Don't dally: Clock ticking on Locus
ADDRESS: 824 Locust Avenue
NEIGHBORHOOD: Locust Avenue
YEAR BUILT: 1915
SIZE: 2,942 fin. sq. ft., 1,396 unfin.
LAND: 0.474 acres
CURB APPEAL: 10 out of 10
LISTED BY: Owner, Oliver Kuttner, 293-8546
In 2002 and 2003, On the Block chronicled the buying and selling of a grand house at 872 Locust Avenue. We noted our amazement when the house– which sold for $625,000 five days after being listed in June 2002– was back on the market a mere 11 months later– with a $735,000 price tag.
Unfortunately for the optimistic seller, things then were not as nutty as they have since become, and the place sat unclaimed for 14 additional months until finally fetching only $650,000– an undoubtedly disappointing $25,000 gain.
Now we have a chance to see the effect of two years of white-hot appreciation and demand in the city. Will Oliver Kuttner, who last summer paid $750,000 for this similarly spectacular house on Locust, be able to realize a $200,000 gain in just nine months?
We'll soon know, because the ever-unpredictable developer has offered the place for sale for only two weeks, and the clock began ticking 10 days ago. So if a stunning brick early 20th-century residence with professionally designed and maintained gardens on one of the most coveted streets in town has been on your wish list, you have about three more days to make a bid.

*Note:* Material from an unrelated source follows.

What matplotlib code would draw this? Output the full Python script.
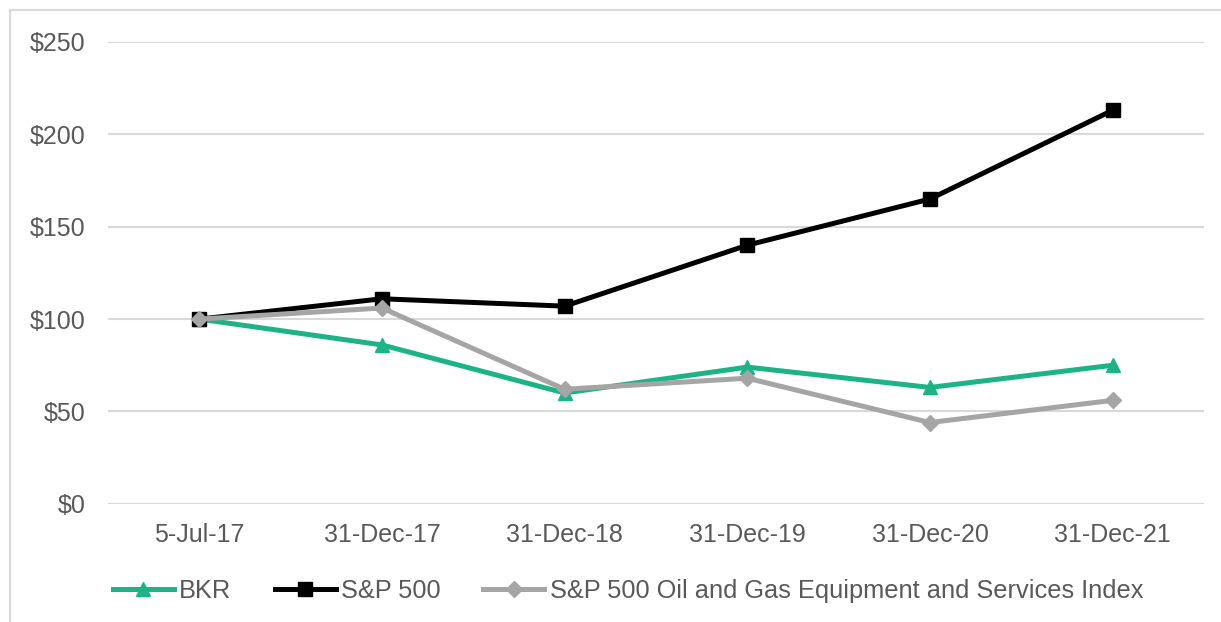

The house is typical of grand construction of the era, with large rooms with high ceilings, sturdy plaster walls, huge radiators, elaborately carved fireplace mantels and surrounds, tall windows, a spacious enclosed side porch, and a huge attic with windows.
Recent owners seem to have pulled out all the stops with the upgrades. The house has central air (unlike the house down the block), a brand new copper roof and gutters, and a modern kitchen with deep red cherry cabinets and shelves.
And they didn't stop there: they reshaped the gardens as lavishly as the house. Anyone who drives or walks down Locust has noted the eye-popping landscaping out front. Up brick stairs, a wide brick walkway winds to the front entrance though plantings of juniper, pin oaks, rhododendron, lavender, iris, and enormous hosta. Off the screened side porch, mature formal perennial beds and shrubs nestle serenely against even bigger trees.
Half the back yard has been fenced for a kiddie play area, but without compromising the consistent formality of the landscaping. Here a sandbox sits in front of gorgeous tended beds, and a snowy white clematis climbs the fence behind trikes and other toys.
One weird fact about a house that looks (and is) so impressive from the street is that little backyard. A house on St. Clair Avenue behind Locust snuggles so close to the property line that this back garden is only about one-quarter as deep as the yards of its grand neighbors. Even worse, half of what's back there has been graveled over to provide parking for two or three cars.
That's unfortunate for the back, but might spell redemption for the front yard, half of which near the house is also covered with gravel. Surely– since one of the selling points of a house in this location is not only that it's within walking distance of downtown (and Pantops) but also its proximity to the CTS bus (which runs up Locust every hour all day long)– new owners will haul away that gravel in front, plant grass, and call the landscapers back to balance the front yard with a garden beside the driveway.
Inside, work will be needed in the two bathrooms– and in fact, the entire plumbing system– which have not been modernized. Read: tubs– nice old claw-foots, to be sure, but tubs nonetheless– with those aluminum-rod shower surrounds. The next owner needs to focus on the bathrooms first. (But only upstairs; the newer first-floor half bath is just fine.)
The market for the few classic downtown showplaces is quirky, as the experience of this house's neighbor down the street demonstrated. Some houses sell in days while others– equally grand– languish for months.
But that won't be the case here. If there's no contract on this house by this weekend, it's off the market. So no dilly-dallying. If you want it, get over there with your checkbook!